### Written request
Reproduce exactly, with no pictures, each line from the opening of the material down through the line containing "from matplotlib.ticker import".

### Recorded data
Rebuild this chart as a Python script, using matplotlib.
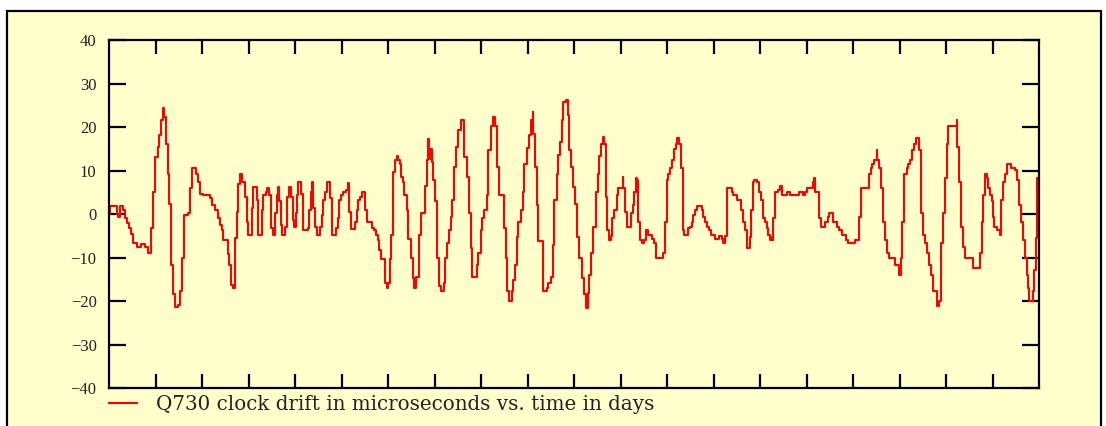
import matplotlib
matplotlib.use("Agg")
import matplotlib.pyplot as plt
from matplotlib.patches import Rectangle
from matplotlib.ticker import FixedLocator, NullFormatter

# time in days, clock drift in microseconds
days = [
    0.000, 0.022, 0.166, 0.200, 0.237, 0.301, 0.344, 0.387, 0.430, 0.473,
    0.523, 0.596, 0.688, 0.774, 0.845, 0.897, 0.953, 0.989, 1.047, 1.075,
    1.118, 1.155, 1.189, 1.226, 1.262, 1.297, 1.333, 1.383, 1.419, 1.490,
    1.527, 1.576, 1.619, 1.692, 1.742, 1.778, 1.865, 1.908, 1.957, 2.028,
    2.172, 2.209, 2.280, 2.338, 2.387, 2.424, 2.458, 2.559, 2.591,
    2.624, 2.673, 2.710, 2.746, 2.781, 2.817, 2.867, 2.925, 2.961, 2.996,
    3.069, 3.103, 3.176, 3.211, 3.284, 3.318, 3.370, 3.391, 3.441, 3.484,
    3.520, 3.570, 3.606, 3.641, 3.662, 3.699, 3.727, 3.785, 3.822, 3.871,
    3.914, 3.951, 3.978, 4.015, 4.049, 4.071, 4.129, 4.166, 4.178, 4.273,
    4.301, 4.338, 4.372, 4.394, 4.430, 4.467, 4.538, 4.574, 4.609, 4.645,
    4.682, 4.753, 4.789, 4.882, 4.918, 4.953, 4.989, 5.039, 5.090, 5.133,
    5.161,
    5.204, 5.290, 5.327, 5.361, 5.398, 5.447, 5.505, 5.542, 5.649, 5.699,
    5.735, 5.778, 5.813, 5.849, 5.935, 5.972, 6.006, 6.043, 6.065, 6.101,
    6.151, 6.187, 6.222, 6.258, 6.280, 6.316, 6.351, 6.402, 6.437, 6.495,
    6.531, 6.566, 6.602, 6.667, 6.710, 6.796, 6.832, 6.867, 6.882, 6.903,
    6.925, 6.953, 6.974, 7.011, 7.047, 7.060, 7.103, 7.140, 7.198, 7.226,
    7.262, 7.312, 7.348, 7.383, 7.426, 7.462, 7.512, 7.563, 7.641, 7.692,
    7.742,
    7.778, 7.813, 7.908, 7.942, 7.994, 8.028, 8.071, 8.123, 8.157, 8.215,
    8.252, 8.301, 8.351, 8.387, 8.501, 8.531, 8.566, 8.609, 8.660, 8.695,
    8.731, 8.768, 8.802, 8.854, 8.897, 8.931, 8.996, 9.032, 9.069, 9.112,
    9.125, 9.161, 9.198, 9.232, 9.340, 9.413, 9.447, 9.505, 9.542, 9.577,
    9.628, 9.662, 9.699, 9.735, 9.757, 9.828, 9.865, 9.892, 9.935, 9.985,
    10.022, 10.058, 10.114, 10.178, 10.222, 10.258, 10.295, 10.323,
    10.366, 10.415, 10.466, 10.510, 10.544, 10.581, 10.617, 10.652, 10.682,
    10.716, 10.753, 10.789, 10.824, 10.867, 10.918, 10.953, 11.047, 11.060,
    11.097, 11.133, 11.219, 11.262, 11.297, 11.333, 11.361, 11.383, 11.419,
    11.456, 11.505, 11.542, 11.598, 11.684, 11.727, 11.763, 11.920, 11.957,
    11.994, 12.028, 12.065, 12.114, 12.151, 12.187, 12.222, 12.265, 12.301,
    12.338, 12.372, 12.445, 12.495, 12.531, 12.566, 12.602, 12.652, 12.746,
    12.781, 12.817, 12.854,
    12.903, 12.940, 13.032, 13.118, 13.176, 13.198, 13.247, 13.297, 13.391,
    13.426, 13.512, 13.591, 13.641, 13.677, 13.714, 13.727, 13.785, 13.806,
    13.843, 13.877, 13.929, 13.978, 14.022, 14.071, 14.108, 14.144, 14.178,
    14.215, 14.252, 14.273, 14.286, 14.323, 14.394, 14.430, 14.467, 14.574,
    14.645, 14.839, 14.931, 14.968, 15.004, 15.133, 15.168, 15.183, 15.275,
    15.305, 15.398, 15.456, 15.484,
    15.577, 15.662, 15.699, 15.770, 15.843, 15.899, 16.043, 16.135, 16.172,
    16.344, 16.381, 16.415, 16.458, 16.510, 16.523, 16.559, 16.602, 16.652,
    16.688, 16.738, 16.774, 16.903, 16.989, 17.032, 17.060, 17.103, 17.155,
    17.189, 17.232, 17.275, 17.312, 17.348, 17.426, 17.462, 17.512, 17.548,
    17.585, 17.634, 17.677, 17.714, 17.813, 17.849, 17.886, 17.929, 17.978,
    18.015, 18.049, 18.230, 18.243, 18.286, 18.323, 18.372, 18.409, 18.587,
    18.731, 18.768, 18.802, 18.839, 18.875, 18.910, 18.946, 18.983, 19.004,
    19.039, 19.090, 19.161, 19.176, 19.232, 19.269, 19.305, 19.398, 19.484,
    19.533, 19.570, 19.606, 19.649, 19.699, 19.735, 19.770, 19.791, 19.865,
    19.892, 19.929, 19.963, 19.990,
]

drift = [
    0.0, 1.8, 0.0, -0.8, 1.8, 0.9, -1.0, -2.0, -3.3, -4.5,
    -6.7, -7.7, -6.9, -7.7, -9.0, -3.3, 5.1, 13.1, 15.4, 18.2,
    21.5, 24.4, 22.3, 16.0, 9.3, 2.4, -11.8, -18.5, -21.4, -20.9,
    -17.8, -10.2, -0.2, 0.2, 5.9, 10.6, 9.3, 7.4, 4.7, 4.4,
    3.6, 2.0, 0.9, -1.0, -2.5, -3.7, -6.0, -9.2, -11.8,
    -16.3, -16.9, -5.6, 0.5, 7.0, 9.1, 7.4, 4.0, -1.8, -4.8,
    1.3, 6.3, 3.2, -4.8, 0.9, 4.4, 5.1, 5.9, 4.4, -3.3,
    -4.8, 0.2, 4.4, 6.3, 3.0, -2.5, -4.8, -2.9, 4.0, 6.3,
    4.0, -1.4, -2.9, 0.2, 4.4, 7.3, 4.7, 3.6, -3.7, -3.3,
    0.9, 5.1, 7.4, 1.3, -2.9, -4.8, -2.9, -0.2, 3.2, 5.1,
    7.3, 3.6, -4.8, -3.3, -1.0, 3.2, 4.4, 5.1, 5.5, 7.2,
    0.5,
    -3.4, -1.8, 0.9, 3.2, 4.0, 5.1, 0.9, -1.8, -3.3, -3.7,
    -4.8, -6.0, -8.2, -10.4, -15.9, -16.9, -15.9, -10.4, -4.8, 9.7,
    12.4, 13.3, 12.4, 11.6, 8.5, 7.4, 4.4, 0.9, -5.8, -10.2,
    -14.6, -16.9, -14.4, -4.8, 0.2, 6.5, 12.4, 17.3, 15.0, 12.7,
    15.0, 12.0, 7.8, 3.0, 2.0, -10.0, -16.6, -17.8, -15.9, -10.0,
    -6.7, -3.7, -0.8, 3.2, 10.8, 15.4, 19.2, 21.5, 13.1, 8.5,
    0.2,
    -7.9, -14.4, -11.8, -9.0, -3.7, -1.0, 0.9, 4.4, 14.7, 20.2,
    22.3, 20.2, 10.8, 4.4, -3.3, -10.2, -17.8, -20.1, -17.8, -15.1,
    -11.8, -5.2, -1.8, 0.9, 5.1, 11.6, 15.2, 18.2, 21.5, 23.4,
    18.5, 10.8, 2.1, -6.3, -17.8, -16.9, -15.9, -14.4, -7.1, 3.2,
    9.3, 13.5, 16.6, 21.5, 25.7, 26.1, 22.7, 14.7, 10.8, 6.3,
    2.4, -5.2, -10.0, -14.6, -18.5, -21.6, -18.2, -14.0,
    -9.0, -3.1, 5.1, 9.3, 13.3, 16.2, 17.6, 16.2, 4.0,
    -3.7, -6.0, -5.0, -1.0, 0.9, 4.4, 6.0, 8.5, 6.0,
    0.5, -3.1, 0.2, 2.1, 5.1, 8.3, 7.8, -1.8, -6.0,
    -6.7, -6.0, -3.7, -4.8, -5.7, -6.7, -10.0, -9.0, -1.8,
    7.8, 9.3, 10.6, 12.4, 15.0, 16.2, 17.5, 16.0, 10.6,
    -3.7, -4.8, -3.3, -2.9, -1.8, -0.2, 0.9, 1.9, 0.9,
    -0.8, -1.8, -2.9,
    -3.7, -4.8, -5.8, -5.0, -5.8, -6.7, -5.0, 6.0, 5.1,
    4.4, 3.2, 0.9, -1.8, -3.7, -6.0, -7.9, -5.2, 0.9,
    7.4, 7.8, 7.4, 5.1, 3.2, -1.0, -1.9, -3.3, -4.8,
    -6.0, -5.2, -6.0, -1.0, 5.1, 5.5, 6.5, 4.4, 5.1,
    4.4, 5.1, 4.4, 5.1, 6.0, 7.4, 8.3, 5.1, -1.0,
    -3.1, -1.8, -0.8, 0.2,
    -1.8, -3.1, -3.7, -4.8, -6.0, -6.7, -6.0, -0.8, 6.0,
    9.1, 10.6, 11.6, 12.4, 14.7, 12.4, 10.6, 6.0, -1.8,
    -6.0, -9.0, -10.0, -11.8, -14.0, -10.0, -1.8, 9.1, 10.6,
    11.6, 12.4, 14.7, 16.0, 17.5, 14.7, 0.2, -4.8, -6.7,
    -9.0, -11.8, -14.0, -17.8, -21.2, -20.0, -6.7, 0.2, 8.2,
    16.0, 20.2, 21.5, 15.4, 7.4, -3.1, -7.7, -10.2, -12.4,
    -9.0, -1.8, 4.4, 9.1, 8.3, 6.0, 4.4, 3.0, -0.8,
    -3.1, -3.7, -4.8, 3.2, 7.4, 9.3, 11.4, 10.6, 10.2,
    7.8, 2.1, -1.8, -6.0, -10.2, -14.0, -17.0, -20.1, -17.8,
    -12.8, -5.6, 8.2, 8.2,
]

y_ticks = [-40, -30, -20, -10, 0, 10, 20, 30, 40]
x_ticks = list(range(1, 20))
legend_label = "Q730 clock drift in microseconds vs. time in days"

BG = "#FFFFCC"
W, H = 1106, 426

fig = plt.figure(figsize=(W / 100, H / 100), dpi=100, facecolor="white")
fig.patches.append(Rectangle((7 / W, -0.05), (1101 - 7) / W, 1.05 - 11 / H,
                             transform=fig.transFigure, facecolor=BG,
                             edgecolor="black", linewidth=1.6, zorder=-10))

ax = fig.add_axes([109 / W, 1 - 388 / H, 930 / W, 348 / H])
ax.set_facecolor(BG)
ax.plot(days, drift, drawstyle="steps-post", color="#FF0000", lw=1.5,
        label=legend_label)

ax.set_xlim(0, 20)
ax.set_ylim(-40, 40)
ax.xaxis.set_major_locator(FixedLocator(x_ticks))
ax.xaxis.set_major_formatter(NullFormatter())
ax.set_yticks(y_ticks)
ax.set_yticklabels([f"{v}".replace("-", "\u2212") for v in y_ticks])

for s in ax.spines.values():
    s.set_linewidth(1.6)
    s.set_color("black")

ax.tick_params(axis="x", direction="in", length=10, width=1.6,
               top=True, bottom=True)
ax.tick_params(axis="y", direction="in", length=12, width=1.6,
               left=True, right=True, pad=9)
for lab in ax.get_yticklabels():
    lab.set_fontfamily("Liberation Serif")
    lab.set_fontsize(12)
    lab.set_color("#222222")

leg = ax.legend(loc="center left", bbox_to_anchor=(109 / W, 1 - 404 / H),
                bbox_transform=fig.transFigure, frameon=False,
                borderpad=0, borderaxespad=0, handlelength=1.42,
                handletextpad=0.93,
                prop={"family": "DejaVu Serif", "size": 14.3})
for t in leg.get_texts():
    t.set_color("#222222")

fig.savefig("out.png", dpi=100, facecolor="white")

### Solution to this exercise
Rebuild this chart as a Python script, using matplotlib.
import matplotlib
matplotlib.use("Agg")
import matplotlib.pyplot as plt
from matplotlib.patches import Rectangle
from matplotlib.ticker import FixedLocator, NullFormatter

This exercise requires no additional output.